When I was young, all of my neighbors were Christian. Even those who were not regular churchgoers regarded themselves as Christian. Furthermore, virtually everyone thought of America as a "Christian" nation. In school, I read that America was a "melting pot." But, the pot of stew in our little world had only white, Protestant potatoes with a few Catholics here and there.

Today, however, my little world -- your little world, too -- has changed. Your neighbor might be a Christian. But, it just as possible, perhaps even probable, that the neighbor is a Jew or a Muslim, a Buddhist or a Hindu, an agnostic or atheist. What does this mean? If America is to survive -- indeed, if humanity is to survive -- religious people must actually start practicing the very things their faith professes; love, peace, and acceptance of all -- those like you and those different from you.

There have been few conflicts throughout history, down to and including the present national and international conflicts, that have not been religiously motivated. This insanity will have to end if humanity is to survive. Unfortunately, there are some fundamentalist Christians who actually believe the world is not only getting worse, but they believe history is headed toward a great showdown and there is actually no stopping it. They hold to a belief system, the Rapture, that was first popularized by Hal Lindsey in his Late Great Planet Earth and most recently by Jerry Jenkins and Timothy LaHaye in their Left Behind series of novels. In their belief system, the Rapture is a way of escaping what they deem is an unavoidable escalation of wickedness in the world.

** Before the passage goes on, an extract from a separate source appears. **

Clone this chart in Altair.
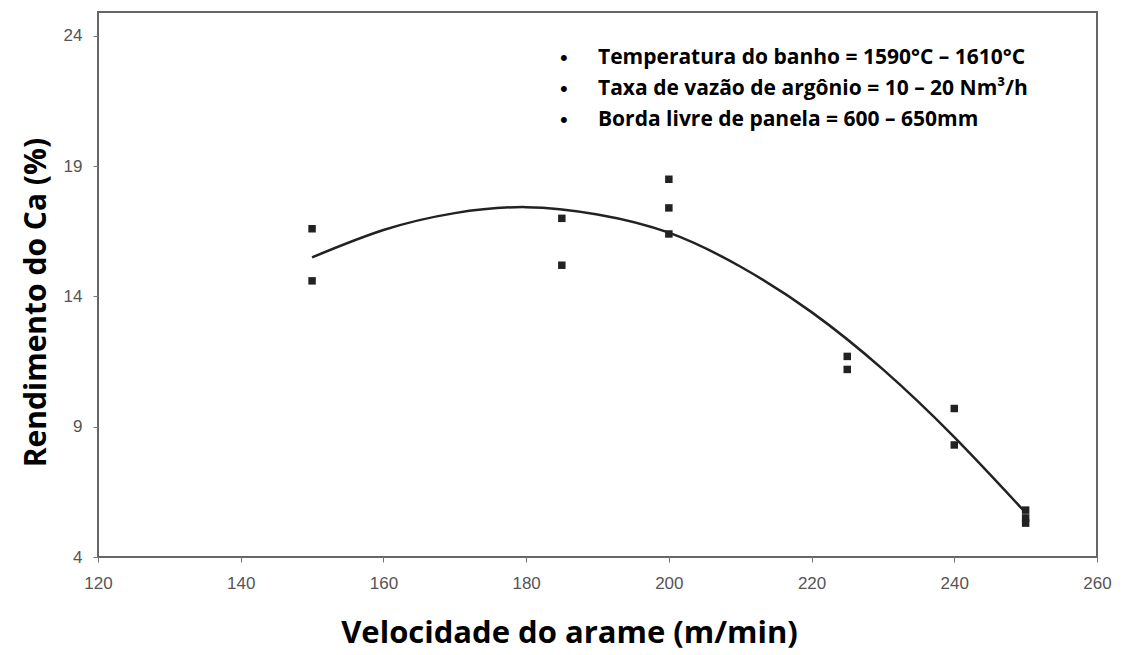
import altair as alt
import pandas as pd

# Measured data points (velocity m/min, Ca yield %)
pt_x = [150, 150, 185, 185, 200, 200, 200, 225, 225, 240, 240, 250, 250, 250]
pt_y = [16.6, 14.6, 17.0, 15.2, 18.5, 17.4, 16.4, 11.7, 11.2, 9.7, 8.3, 5.8, 5.5, 5.3]

# Trend curve
cv_x = [150, 160, 170, 180, 190, 200, 210, 220, 230, 240, 250]
cv_y = [15.5, 16.55, 17.2, 17.43, 17.15, 16.45, 15.15, 13.4, 11.2, 8.6, 5.7]

notes = [
    "Temperatura do banho = 1590°C – 1610°C",
    "Taxa de vazão de argônio = 10 – 20 Nm³/h",
    "Borda livre de panela = 600 – 650mm",
]
note_y = [46, 77, 108]

x_ticks = [120, 140, 160, 180, 200, 220, 240, 260]
y_ticks = [4, 9, 14, 19, 24]

pts = pd.DataFrame({"x": pt_x, "y": pt_y})
cv = pd.DataFrame({"x": cv_x, "y": cv_y})
nt = pd.DataFrame({"t": notes, "py": note_y})

xs = alt.Scale(domain=[120, 260], nice=False, zero=False)
ys = alt.Scale(domain=[4, 24.92], nice=False, zero=False)

xaxis = alt.Axis(
    values=x_ticks, title="Velocidade do arame (m/min)", grid=False,
    labelFont="Liberation Sans", labelFontSize=17, labelColor="#555",
    labelPadding=13, labelFlush=False, tickColor="#777", tickSize=5, domain=False,
    titleFont="Open Sans", titleFontSize=31, titleFontWeight="bold",
    titleColor="#000", titlePadding=27, titleX=471, titleAlign="center",
)
yaxis = alt.Axis(
    values=y_ticks, title="Rendimento do Ca (%)", grid=False,
    labelFont="Liberation Sans", labelFontSize=17, labelColor="#555",
    labelPadding=11, labelFlush=False, tickColor="#777", tickSize=5, domain=False,
    titleFont="Open Sans", titleFontSize=30, titleFontWeight="bold",
    titleColor="#000", titlePadding=12, titleY=290, titleAlign="center",
)

points = alt.Chart(pts).mark_point(
    shape="square", filled=True, size=56, color="#222", opacity=1
).encode(
    x=alt.X("x:Q", scale=xs, axis=xaxis),
    y=alt.Y("y:Q", scale=ys, axis=yaxis),
)

curve = alt.Chart(cv).mark_line(
    color="#222", strokeWidth=2.5, interpolate="natural"
).encode(x=alt.X("x:Q", scale=xs), y=alt.Y("y:Q", scale=ys))

bullets = alt.Chart(nt).mark_text(
    text="•", font="Liberation Sans", fontSize=22, color="#000", align="left", baseline="middle"
).encode(x=alt.value(462), y=alt.Y("py:Q", scale=None))

texts = alt.Chart(nt).mark_text(
    font="Open Sans", fontSize=21, fontWeight="bold", color="#000",
    align="left", baseline="middle"
).encode(x=alt.value(500), y=alt.Y("py:Q", scale=None), text="t:N")

chart = alt.layer(curve, points, bullets, texts).properties(
    width=999, height=545,
    background="white",
    autosize=alt.AutoSizeParams(type="none"),
    padding={"left": 98, "top": 12, "right": 25, "bottom": 98},
).configure_view(
    stroke="#666", strokeWidth=2
)

chart.save("out.html", embed_options={"renderer": "svg", "actions": False})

This is a belief system not unlike one finds among Muslim radicals. Both believe the world is doomed to destruction. Consequently, the fundamentalist Christians, on one hand, withdraw from the world and cling to the Rapture as a means of ultimately escaping the world they cannot forgive and have failed to redeem. On the other hand, instead of withdrawing, Islamic radicals come forward, kill themselves with suicide bombs, and so escape to an illusory Paradise where mythical rewards as virgins await them. Both approaches are destructive belief systems and fundamentally at odds with the teachings of their spiritual masters -- Jesus and Muhammad, respectively. The Dalai Lama is right: "Until there is peace among the religions, there will be no peace in the world."

"What do you believe is wrong with Christianity?"

Wrong question. "There's nothing wrong with Christianity," as G. K. Chesterton once noted. "There's everything wrong with Christians." For all the good that most of them do, it is the Christians who are often the source of human division, destruction, and planetary suffering. Whether with bombs that maim and destroy or belief systems that raptures the Christians while leaving others behind, they repeatedly label, judge, and seek to discredit, if not destroy, their perceived enemies.

My perspective is that there is room enough for everyone on this planet. But, until Christians actually live as Jesus lived, treat others, but especially their enemies, with forgiveness, openness, and respect, even as Christ did, human division and suffering will continue. Instead of "being in the world but not of it," as Jesus taught (John 17:15-16), Christians will be neither in the world nor of any benefit to it. And, my own perspective is: that's a consequence neither I nor any other genuine follower of Christ really wants.